Murphy Talmadge (L) and Norreese Haynes (R) at the Hill celebration.
State Senator Gail Davenport was also in attendance last night at Victor’s celebration as well as State Representative Sandra G. Scott and her husband Eddie Scott. State Representative-elect Demetrius Douglass showed up. Heck, Douglass’s opponent, former State Representative Glenn Baker, showed up in a pontoon boat with County Commissioner Michael Edmondson and others on board. They pulled up to the dock at Mitzi Bicker’s pier. Former Commissioner Robbie Moore showed up with Clayton County’s political legend, J. Charley Griswell. Perhaps Moore more than anyone else helped spearhead support for Victor Hill. I even talked with young Murphy Talmadge at Victor’s party. Who’s he? Well, he is a descendent of the Talmadges who ruled Georgia for 50 years, the great grandson of ole Gene Talmadge who was elected more times for governor in Georgia than anyone in the history of Georgia. Heck, I even saw media and marketing consultant Josh Stanley of Haralson County at Victor’s party. Why was this bi-racial crowd celebrating Victor’s victory? Because they see Victor Hill as someone who will scare the hell out the thugs who are running the streets in Clayton County. If they were running the streets of Habersham or Tuxedo in Buckhead, the high and mighty up there might be calling for Lil Vic to help them out too!
Apparently, Kimbrough’s poor judgment didn’t set well with the voters.

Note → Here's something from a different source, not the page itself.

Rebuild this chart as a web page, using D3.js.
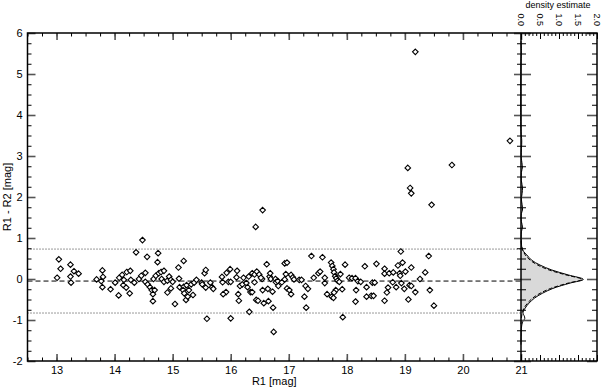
<!DOCTYPE html>
<html>
<head>
<meta charset="utf-8">
<script src="https://cdn.jsdelivr.net/npm/d3@7"></script>
<style>
  body { margin: 0; background: #fff; }
  svg { display: block; font-family: "Liberation Sans", Arial, Helvetica, sans-serif; }
</style>
</head>
<body>
<script>
var width = 603;
var height = 388;

// R1 magnitudes and R1 - R2 differences
var r1 = [13.04, 13.07, 13.01, 13.24, 13.30, 13.38, 13.24, 13.25, 14.48, 14.37, 14.56, 14.75, 14.74,
  13.79, 13.80, 13.69, 13.77, 13.79, 13.93, 14.01, 14.07, 14.08, 14.13, 14.16, 14.21, 14.27, 14.15,
  14.20, 14.26, 14.28, 14.34, 14.42, 14.46, 14.53, 14.53, 14.57, 14.61, 14.64, 14.69, 14.66, 14.66,
  14.67, 14.71, 14.76, 14.80, 14.85, 14.81, 14.85, 14.91, 14.94, 14.97, 15.00, 14.97, 14.91, 15.04,
  15.10, 15.19, 15.11, 15.12, 15.19, 15.18, 15.20, 15.24, 15.23, 15.26, 15.28, 15.35, 15.32, 15.37,
  15.41, 15.55, 15.57, 15.50, 15.51, 15.57, 15.65, 15.68, 15.70, 15.59, 15.85, 15.86, 15.93, 15.99,
  15.96, 16.00, 15.92, 15.87, 16.00, 16.10, 16.13, 16.14, 16.16, 16.11,
  16.22, 16.20, 16.27, 16.29, 16.31, 16.34, 16.37, 16.37, 16.41, 16.41, 16.45, 16.49, 16.54, 16.52,
  16.32, 16.44, 16.47, 16.55, 16.57, 16.62, 16.65, 16.64, 16.67, 16.68, 16.69, 16.72, 16.73, 16.74,
  16.77, 16.78, 16.81, 16.82, 16.88, 16.93, 16.97, 16.95, 16.93, 16.97, 17.01, 17.04, 17.04, 17.07,
  17.09, 17.18, 17.22, 17.29, 17.33, 17.27, 17.30, 17.39, 17.43, 17.51, 17.54, 17.58, 17.62, 17.62,
  17.66, 17.73, 17.75, 17.77, 17.78, 17.80, 17.82, 17.84, 17.89, 17.87, 17.81, 17.78, 17.74, 17.77,
  17.92, 17.93, 17.97, 18.04, 18.09, 18.15, 18.19, 18.24, 18.16, 18.15, 18.31, 18.34, 18.34, 18.42,
  18.46, 18.44, 18.48, 18.51, 18.65, 18.65, 18.71, 18.69, 18.65, 18.73, 18.80, 18.79, 18.85, 18.88,
  18.93, 18.96, 18.91, 18.92, 18.94, 19.01, 18.99, 19.06, 19.08, 19.11, 19.11, 19.18, 19.26, 19.35,
  19.41, 19.43, 19.50,
  16.55, 16.43, 19.18, 19.05, 19.81, 19.09, 19.11, 19.46, 20.81];
var dR = [0.48, 0.25, 0.03, 0.35, 0.19, 0.13, 0.06, -0.09, 0.95, 0.65, 0.54, 0.63, 0.41,
  0.21, 0.05, -0.01, -0.05, -0.20, -0.25, -0.09, -0.40, 0.03, 0.10, -0.02, 0.17, 0.20, -0.15,
  -0.21, -0.35, -0.02, -0.09, 0.00, 0.08, 0.15, -0.07, -0.13, -0.20, -0.27, -0.27, -0.37, -0.54,
  0.00, 0.08, 0.14, 0.17, 0.20, 0.00, -0.07, -0.04, 0.06, -0.02, -0.07, -0.23, -0.33, -0.61,
  0.28, 0.44, 0.01, -0.20, -0.19, -0.27, -0.35, -0.15, -0.51, -0.43, -0.27, -0.39, -0.13, -0.09,
  -0.02, 0.14, 0.22, -0.09, -0.13, -0.21, -0.09, -0.20, -0.24, -0.97, 0.05, -0.08, 0.15, 0.24,
  -0.07, -0.07, -0.32, -0.37, -0.96, 0.04, -0.37, -0.53, -0.17, 0.20,
  0.03, -0.13, -0.10, -0.20, 0.06, -0.32, -0.32, 0.14, 0.11, -0.08, 0.18, 0.11, 0.00, 0.03,
  -0.80, -0.51, -0.53, -0.27, -0.59, 0.36, -0.54, -0.24, 0.06, 0.14, 0.00, -0.31, -0.70, -1.29,
  0.00, -0.08, -0.05, -0.17, -0.08, 0.38, 0.40, 0.12, -0.01, -0.23, -0.27, 0.10, -0.37, 0.04,
  -0.01, -0.02, -0.02, -0.17, -0.24, -0.43, -0.70, 0.56, 0.03, 0.14, 0.18, 0.53, 0.03, -0.10,
  -0.37, 0.40, 0.32, 0.24, 0.16, 0.07, 0.02, -0.04, 0.12, -0.07, -0.27, -0.33, -0.43, -0.46,
  -0.25, -0.93, 0.35, 0.03, 0.02, 0.02, -0.05, -0.07, -0.27, -0.55, 0.31, -0.20, -0.43, -0.41,
  -0.41, -0.09, -0.09, 0.37, 0.25, 0.13, -0.21, -0.33, -0.53, 0.14, 0.16, -0.08, -0.20, 0.33,
  0.67, 0.40, 0.14, 0.08, -0.10, 0.18, -0.24, -0.50, -0.15, 0.28, -0.17, -0.32, 0.00, 0.16,
  0.56, -0.27, -0.65,
  1.68, 1.27, 5.54, 2.71, 2.78, 2.22, 2.09, 1.81, 3.37];

// horizontal reference levels
var offsetLevel = -0.05;
var lowerLevel = -0.83;
var upperLevel = 0.73;

// density estimate: [R1 - R2, density]
var densSolid = [[-1.6, 0], [-1.4, 0.005], [-1.2, 0.01], [-1.05, 0.04], [-0.96, 0.1], [-0.89, 0.08],
  [-0.83, 0.05], [-0.71, 0.11], [-0.59, 0.21], [-0.47, 0.35], [-0.35, 0.56], [-0.23, 0.84],
  [-0.10, 1.29], [-0.01, 1.64], [0.10, 1.24], [0.22, 0.81], [0.34, 0.50], [0.46, 0.28],
  [0.59, 0.15], [0.67, 0.07], [0.73, 0.03], [0.9, 0.01], [1.15, 0.01], [1.27, 0.04], [1.4, 0.01],
  [1.6, 0.01], [1.68, 0.04], [1.81, 0.03], [1.95, 0.01], [2.09, 0.03], [2.22, 0.04], [2.4, 0.01],
  [2.6, 0.01], [2.73, 0.04], [2.8, 0.03], [3.0, 0.005], [3.37, 0.02], [3.6, 0], [5.3, 0],
  [5.54, 0.01], [5.8, 0]];
var densGauss = [[-1.1, 0], [-0.95, 0.01], [-0.84, 0.03], [-0.71, 0.08], [-0.59, 0.17], [-0.47, 0.3],
  [-0.35, 0.5], [-0.23, 0.78], [-0.10, 1.24], [-0.01, 1.6], [0.10, 1.18], [0.22, 0.74],
  [0.34, 0.44], [0.46, 0.24], [0.59, 0.11], [0.70, 0.05], [0.85, 0.01], [1.0, 0]];

var xMajor = d3.range(13, 21.01, 1);
var xMinor = d3.range(12.5, 21.01, 0.25);
var yMajor = d3.range(-2, 6.01, 1);
var yMinor = d3.range(-2, 6.01, 0.25);
var dMajor = [0, 0.5, 1, 1.5, 2];
var dMinor = d3.range(0, 2.001, 0.1);

var x = d3.scaleLinear().domain([12.5, 21]).range([27.5, 521]);
var y = d3.scaleLinear().domain([-2, 6]).range([361, 33]);
var xd = d3.scaleLinear().domain([0, 2]).range([521, 597]);

var svg = d3.select("body").append("svg")
  .attr("width", width)
  .attr("height", height);

function drawAxis(axis, tx, ty, major) {
  var g = svg.append("g")
    .attr("transform", "translate(" + tx + "," + ty + ")")
    .call(axis);
  g.select(".domain").remove();
  g.selectAll("line")
    .attr("stroke", major ? "#555" : "#000")
    .attr("stroke-width", major ? 1.6 : 1);
  g.selectAll("text").attr("fill", "#000").style("font-size", "11px");
  return g;
}

// density fill between the dotted levels
var inBand = densSolid.filter(function(d) { return d[0] >= lowerLevel && d[0] <= upperLevel; });
svg.append("path")
  .datum(inBand)
  .attr("fill", "#d9d9d9")
  .attr("d", d3.area()
    .curve(d3.curveCatmullRom)
    .y(function(d) { return y(d[0]); })
    .x0(xd(0))
    .x1(function(d) { return xd(d[1]); }));

svg.append("path")
  .datum(densGauss)
  .attr("fill", "none")
  .attr("stroke", "#000")
  .attr("stroke-width", 1)
  .attr("stroke-dasharray", "4,2")
  .attr("d", d3.line()
    .curve(d3.curveCatmullRom)
    .x(function(d) { return xd(d[1]); })
    .y(function(d) { return y(d[0]); }));

svg.append("path")
  .datum(densSolid)
  .attr("fill", "none")
  .attr("stroke", "#000")
  .attr("stroke-width", 1)
  .attr("d", d3.line()
    .curve(d3.curveCatmullRom)
    .x(function(d) { return xd(d[1]); })
    .y(function(d) { return y(d[0]); }));

// reference lines
svg.append("line")
  .attr("x1", x(12.5)).attr("x2", x(21))
  .attr("y1", y(offsetLevel)).attr("y2", y(offsetLevel))
  .attr("stroke", "#000").attr("stroke-width", 1)
  .attr("stroke-dasharray", "5,3");
[lowerLevel, upperLevel].forEach(function(v) {
  svg.append("line")
    .attr("x1", x(12.5)).attr("x2", x(21))
    .attr("y1", y(v)).attr("y2", y(v))
    .attr("stroke", "#333").attr("stroke-width", 1)
    .attr("stroke-dasharray", "1,2");
});

// points
var points = r1.map(function(v, i) { return [v, dR[i]]; });
svg.append("g").selectAll("path")
  .data(points)
  .enter().append("path")
  .attr("transform", function(d) { return "translate(" + x(d[0]) + "," + y(d[1]) + ")"; })
  .attr("d", d3.symbol().type(d3.symbolDiamond2).size(20))
  .attr("fill", "#fff")
  .attr("stroke", "#000")
  .attr("stroke-width", 1.1);

// main plot axes
drawAxis(d3.axisBottom(x).tickValues(xMinor).tickSize(-3.5).tickFormat(""), 0, 361, false);
drawAxis(d3.axisBottom(x).tickValues(xMajor).tickSize(-7).tickPadding(5).tickFormat(String), 0, 361, true);
drawAxis(d3.axisTop(x).tickValues(xMinor).tickSize(-3.5).tickFormat(""), 0, 33, false);
drawAxis(d3.axisTop(x).tickValues(xMajor).tickSize(-7).tickFormat(""), 0, 33, true);
drawAxis(d3.axisLeft(y).tickValues(yMinor).tickSize(-4).tickFormat(""), 27.5, 0, false);
drawAxis(d3.axisLeft(y).tickValues(yMajor).tickSize(-8).tickPadding(5).tickFormat(String), 27.5, 0, true);
drawAxis(d3.axisRight(y).tickValues(yMinor).tickSize(-4).tickFormat(""), 521, 0, false);
drawAxis(d3.axisRight(y).tickValues(yMajor).tickSize(-7).tickFormat(""), 521, 0, true);

// density panel axes
drawAxis(d3.axisRight(y).tickValues(yMinor).tickSize(5).tickFormat(""), 521, 0, false);
drawAxis(d3.axisRight(y).tickValues(yMajor).tickSize(10).tickFormat(""), 521, 0, true);
drawAxis(d3.axisLeft(y).tickValues(yMinor).tickSize(5).tickFormat(""), 597, 0, false);
drawAxis(d3.axisLeft(y).tickValues(yMajor).tickSize(10).tickFormat(""), 597, 0, true);
drawAxis(d3.axisBottom(xd).tickValues(dMinor).tickSize(-3).tickFormat(""), 0, 361, false);
drawAxis(d3.axisBottom(xd).tickValues(dMajor).tickSize(-6).tickFormat(""), 0, 361, false);
drawAxis(d3.axisTop(xd).tickValues(dMinor).tickSize(-3).tickFormat(""), 0, 33, false);
var topD = drawAxis(d3.axisTop(xd).tickValues(dMajor).tickSize(-6).tickFormat(d3.format(".1f")), 0, 33, false);
topD.selectAll("text")
  .attr("y", null).attr("dy", "0.35em")
  .attr("x", -7)
  .attr("text-anchor", "end")
  .attr("transform", "rotate(90)")
  .style("font-size", "9px");

// frame
svg.append("rect")
  .attr("x", 27.5).attr("y", 33)
  .attr("width", 597 - 27.5).attr("height", 361 - 33)
  .attr("fill", "none").attr("stroke", "#000").attr("stroke-width", 1.5);
svg.append("line")
  .attr("x1", 521).attr("x2", 521).attr("y1", 33).attr("y2", 361)
  .attr("stroke", "#000").attr("stroke-width", 1.5);

// titles
svg.append("text")
  .attr("x", (27.5 + 521) / 2).attr("y", 385)
  .attr("text-anchor", "middle")
  .style("font-size", "11px")
  .text("R1 [mag]");
svg.append("text")
  .attr("transform", "translate(11," + ((33 + 361) / 2) + ") rotate(-90)")
  .attr("text-anchor", "middle")
  .style("font-size", "11px")
  .text("R1 - R2 [mag]");
svg.append("text")
  .attr("x", 558).attr("y", 8)
  .attr("text-anchor", "middle")
  .style("font-size", "9px")
  .text("density estimate");
</script>
</body>
</html>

State Senator Gail Davenport finally defeated her political nemesis, Gail Buckner. She beat back Buckner’s strong showing in Clayton County with huge support from South DeKalb voters. This race was a very interesting race since Buckner once held this post, gave it up to run for higher office, came back and defeated Davenport, and came back this year to try to take this Senate seat away from Davenport again. Davenport hung on for a convincing 54% to 46% victory. The Davenport Family is one of Clayton County’s oldest and finest families. Gail’s sweet sister, Carolyn Davenport, a retired Clayton County educator, was with Gail last night, and I am sure that their ancestors who started Dixon Grove Baptist Church off Fielder Road about a century ago are smiling with favor upon their daughter, Gail Davenport, for getting re-elected again. In the last two elections, Gail has beaten back two strong challenges from Mike Glanton and Gail Buckner.